By now a second officer had been dispatched to a catfish restaurant several blocks away. There another mother, Pamela Hobbs, was reporting that her eight-year-old son, Stevie Edward Branch, was missing as well. Hobbs lived at Sixteenth Street and McAuley Drive, a few blocks away from the Byerses and the Moores. She reported that her son, Stevie, had left home after school and that no one had seen him since. The officer who took Hobbs’s report did not note who was supposed to have been watching Stevie while his mother was at work, or who had notified Hobbs that her son was missing. Stevie was described as four feet two inches tall, sixty pounds, with blond hair and blue eyes. The police report noted, “He was last seen wearing blue jeans and white T-shirt. He was riding a twenty-inch Renegade bicycle.”

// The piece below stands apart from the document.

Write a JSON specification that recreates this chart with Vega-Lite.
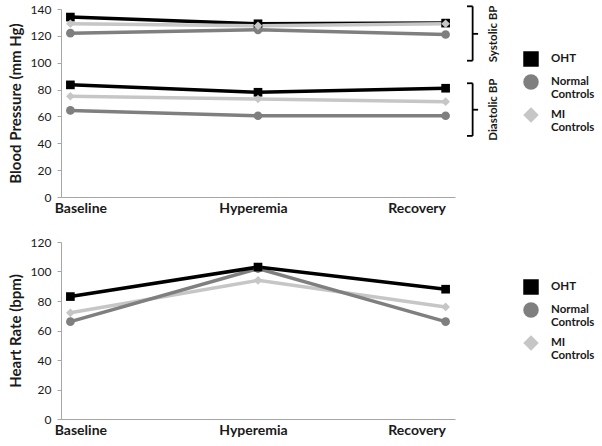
{
  "$schema": "https://vega.github.io/schema/vega-lite/v6.json",
  "background": "white",
  "padding": {"left": 8, "top": 3, "right": 5, "bottom": 3},
  "config": {
    "font": "Lato",
    "view": {"stroke": null},
    "axis": {
      "grid": false,
      "domainColor": "#a6a6a6",
      "tickColor": "#a6a6a6",
      "labelFont": "Lato",
      "labelColor": "#1a1a1a",
      "titleColor": "#1a1a1a",
      "labelFontSize": 12,
      "titleFont": "Lato",
      "titleFontSize": 15,
      "titleFontWeight": "bold"
    },
    "legend": {
      "labelFont": "Lato",
      "labelFontSize": 11.5,
      "labelFontWeight": "bold",
      "labelColor": "#1a1a1a",
      "symbolSize": 240,
      "symbolStrokeWidth": 0,
      "rowPadding": 7,
      "padding": 0,
      "labelOffset": 12
    },
    "style": {"guide-label": {"lineHeight": 12.5}}
  },
  "datasets": {
    "bp": [
      {"group": "OHT", "measure": "Systolic", "visit": 1, "time": "Baseline", "value": 134},
      {"group": "OHT", "measure": "Systolic", "visit": 2, "time": "Hyperemia", "value": 129},
      {"group": "OHT", "measure": "Systolic", "visit": 3, "time": "Recovery", "value": 129.5},
      {"group": "OHT", "measure": "Diastolic", "visit": 1, "time": "Baseline", "value": 83.5},
      {"group": "OHT", "measure": "Diastolic", "visit": 2, "time": "Hyperemia", "value": 78},
      {"group": "OHT", "measure": "Diastolic", "visit": 3, "time": "Recovery", "value": 81},
      {"group": "Normal Controls", "measure": "Systolic", "visit": 1, "time": "Baseline", "value": 122},
      {"group": "Normal Controls", "measure": "Systolic", "visit": 2, "time": "Hyperemia", "value": 124.5},
      {"group": "Normal Controls", "measure": "Systolic", "visit": 3, "time": "Recovery", "value": 121},
      {"group": "Normal Controls", "measure": "Diastolic", "visit": 1, "time": "Baseline", "value": 64.5},
      {"group": "Normal Controls", "measure": "Diastolic", "visit": 2, "time": "Hyperemia", "value": 60.5},
      {"group": "Normal Controls", "measure": "Diastolic", "visit": 3, "time": "Recovery", "value": 60.5},
      {"group": "MI Controls", "measure": "Systolic", "visit": 1, "time": "Baseline", "value": 129},
      {"group": "MI Controls", "measure": "Systolic", "visit": 2, "time": "Hyperemia", "value": 127.5},
      {"group": "MI Controls", "measure": "Systolic", "visit": 3, "time": "Recovery", "value": 129},
      {"group": "MI Controls", "measure": "Diastolic", "visit": 1, "time": "Baseline", "value": 75},
      {"group": "MI Controls", "measure": "Diastolic", "visit": 2, "time": "Hyperemia", "value": 73},
      {"group": "MI Controls", "measure": "Diastolic", "visit": 3, "time": "Recovery", "value": 71}
    ],
    "hr": [
      {"group": "MI Controls", "visit": 1, "time": "Baseline", "value": 72},
      {"group": "MI Controls", "visit": 2, "time": "Hyperemia", "value": 94},
      {"group": "MI Controls", "visit": 3, "time": "Recovery", "value": 76},
      {"group": "Normal Controls", "visit": 1, "time": "Baseline", "value": 66},
      {"group": "Normal Controls", "visit": 2, "time": "Hyperemia", "value": 102},
      {"group": "Normal Controls", "visit": 3, "time": "Recovery", "value": 66},
      {"group": "OHT", "visit": 1, "time": "Baseline", "value": 83},
      {"group": "OHT", "visit": 2, "time": "Hyperemia", "value": 103},
      {"group": "OHT", "visit": 3, "time": "Recovery", "value": 88}
    ],
    "brackets": [
      {"label": "Systolic BP", "value": 142, "bottom": 101.5, "mid": 121.5},
      {"label": "Diastolic BP", "value": 84.7, "bottom": 45.5, "mid": 65}
    ]
  },
  "spacing": 21,
  "resolve": {"legend": {"color": "independent", "shape": "independent"}},
  "vconcat": [
    {
      "width": 394,
      "height": 188,
      "layer": [
        {
          "data": {"name": "bp"},
          "encoding": {
            "x": {
              "field": "visit", "type": "quantitative",
              "scale": {"domain": [0.95, 3.05], "nice": false, "zero": false},
              "axis": {"title": null, "ticks": false, "values": [1, 2, 3], "labelFontSize": 14, "labelFontWeight": "bold", "labelPadding": 4,
                       "labelExpr": "datum.value === 1 ? 'Baseline' : datum.value === 2 ? 'Hyperemia' : 'Recovery'",
                       "labelOffset": {"expr": "datum.value === 1 ? 10 : datum.value === 3 ? -29 : -5"}}
            },
            "y": {
              "field": "value", "type": "quantitative",
              "scale": {"domain": [0, 140], "nice": false},
              "title": "Blood Pressure (mm Hg)",
              "axis": {"values": [0, 20, 40, 60, 80, 100, 120, 140], "tickSize": 4, "labelPadding": 6, "titlePadding": 7}
            },
            "color": {
              "field": "group", "type": "nominal",
              "scale": {"domain": ["OHT", "Normal Controls", "MI Controls"], "range": ["#000000", "#7f7f7f", "#c6c6c6"]},
              "legend": {"title": null, "orient": "none", "legendX": 462, "legendY": 42,
                         "labelExpr": "datum.label === 'OHT' ? 'OHT' : split(datum.label, ' ')"}
            }
          },
          "layer": [
            {"mark": {"type": "line", "strokeWidth": 3.5}, "encoding": {"detail": {"field": "measure"}}},
            {
              "mark": {"type": "point", "filled": true, "opacity": 1, "size": 75},
              "encoding": {
                "shape": {
                  "field": "group", "type": "nominal",
                  "scale": {"domain": ["OHT", "Normal Controls", "MI Controls"], "range": ["square", "circle", "diamond"]},
                  "legend": {"title": null, "orient": "none", "legendX": 462, "legendY": 42,
                             "labelExpr": "datum.label === 'OHT' ? 'OHT' : split(datum.label, ' ')"}
                }
              }
            }
          ]
        },
        {
          "data": {"name": "brackets"},
          "layer": [
            {
              "mark": {"type": "rule", "color": "black", "strokeWidth": 1.8},
              "encoding": {
                "x": {"datum": 3.144, "type": "quantitative"},
                "y": {"field": "value", "type": "quantitative", "title": "Blood Pressure (mm Hg)", "scale": {"domain": [0, 140], "nice": false},
                      "axis": {"values": [0, 20, 40, 60, 80, 100, 120, 140], "tickSize": 4, "labelPadding": 6, "titlePadding": 7}},
                "y2": {"field": "bottom"}
              }
            },
            {
              "mark": {"type": "rule", "color": "black", "strokeWidth": 1.8},
              "encoding": {
                "x": {"datum": 3.114, "type": "quantitative"},
                "x2": {"datum": 3.144},
                "y": {"field": "value", "type": "quantitative", "title": "Blood Pressure (mm Hg)",
                      "axis": {"values": [0, 20, 40, 60, 80, 100, 120, 140], "tickSize": 4, "labelPadding": 6, "titlePadding": 7}}
              }
            },
            {
              "mark": {"type": "rule", "color": "black", "strokeWidth": 1.8},
              "encoding": {
                "x": {"datum": 3.114, "type": "quantitative"},
                "x2": {"datum": 3.144},
                "y": {"field": "bottom", "type": "quantitative", "title": "Blood Pressure (mm Hg)",
                      "axis": {"values": [0, 20, 40, 60, 80, 100, 120, 140], "tickSize": 4, "labelPadding": 6, "titlePadding": 7}}
              }
            },
            {
              "mark": {"type": "rule", "color": "black", "strokeWidth": 1.8},
              "encoding": {
                "x": {"datum": 3.144, "type": "quantitative"},
                "x2": {"datum": 3.173},
                "y": {"field": "mid", "type": "quantitative", "title": "Blood Pressure (mm Hg)",
                      "axis": {"values": [0, 20, 40, 60, 80, 100, 120, 140], "tickSize": 4, "labelPadding": 6, "titlePadding": 7}}
              }
            },
            {
              "mark": {"type": "text", "angle": 270, "fontSize": 11.5, "fontWeight": "bold", "font": "Lato", "color": "#1a1a1a", "align": "center", "baseline": "middle"},
              "encoding": {
                "x": {"datum": 3.258, "type": "quantitative"},
                "y": {"field": "mid", "type": "quantitative", "title": "Blood Pressure (mm Hg)",
                      "axis": {"values": [0, 20, 40, 60, 80, 100, 120, 140], "tickSize": 4, "labelPadding": 6, "titlePadding": 7}},
                "text": {"field": "label"}
              }
            }
          ]
        }
      ]
    },
    {
      "width": 394,
      "height": 177,
      "data": {"name": "hr"},
      "encoding": {
        "x": {
          "field": "visit", "type": "quantitative",
          "scale": {"domain": [0.95, 3.05], "nice": false, "zero": false},
          "axis": {"title": null, "ticks": false, "values": [1, 2, 3], "labelFontSize": 14, "labelFontWeight": "bold", "labelPadding": 4,
                   "labelExpr": "datum.value === 1 ? 'Baseline' : datum.value === 2 ? 'Hyperemia' : 'Recovery'",
                   "labelOffset": {"expr": "datum.value === 1 ? 10 : datum.value === 3 ? -29 : -5"}}
        },
        "y": {
          "field": "value", "type": "quantitative",
          "scale": {"domain": [0, 120], "nice": false},
          "axis": {"title": "Heart Rate (bpm)", "values": [0, 20, 40, 60, 80, 100, 120], "tickSize": 4, "labelPadding": 6, "titlePadding": 7}
        },
        "color": {
          "field": "group", "type": "nominal",
          "scale": {"domain": ["OHT", "Normal Controls", "MI Controls"], "range": ["#000000", "#7f7f7f", "#c6c6c6"]},
          "legend": {"title": null, "orient": "none", "legendX": 462, "legendY": 37,
                     "labelExpr": "datum.label === 'OHT' ? 'OHT' : split(datum.label, ' ')"}
        }
      },
      "layer": [
        {"mark": {"type": "line", "strokeWidth": 3.5}},
        {
          "mark": {"type": "point", "filled": true, "opacity": 1, "size": 75},
          "encoding": {
            "shape": {
              "field": "group", "type": "nominal",
              "scale": {"domain": ["OHT", "Normal Controls", "MI Controls"], "range": ["square", "circle", "diamond"]},
              "legend": {"title": null, "orient": "none", "legendX": 462, "legendY": 37,
                         "labelExpr": "datum.label === 'OHT' ? 'OHT' : split(datum.label, ' ')"}
            }
          }
        }
      ]
    }
  ]
}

Word of the disappearances spread quickly through the subdivision. As groups of parents began searching, other residents reported that they had seen some boys—three, or maybe four—riding bikes near the dead end of McAuley Drive shortly before sunset. McAuley was a major street in the neighborhood. The house on McAuley where Stevie Branch lived was a few blocks south of the corner on Barton where the other two missing boys lived across the street from each other. From Stevie’s house, McAuley wound west for a few blocks, ending at the edge of a four-acre patch of woods, a short distance northwest of the other boys’ homes. The woods separated the subdivision from two interstate highways and their service roads on the north. The small sylvan space provided the neighborhood with a welcome buffer from the traffic on their northern edge. For a few diesel-fumed miles, east-west Interstate 40, spanning the United States between North Carolina and California, converges in West Memphis, Arkansas, with north-south I-55, connecting New Orleans to Chicago. For truckers and other travelers, the stretch is a major midcontinental rest stop; where the highways hum through West Memphis, the city has formed a corridor of fueling stations, motels, and restaurants. It was easy for anyone passing through not to notice the small patch of woods bordering that short section of highway. What was more noticeable was the big blue-and-yellow sign for the Blue Beacon Truck Wash that stood several yards from the edge of the woods, alongside the service road.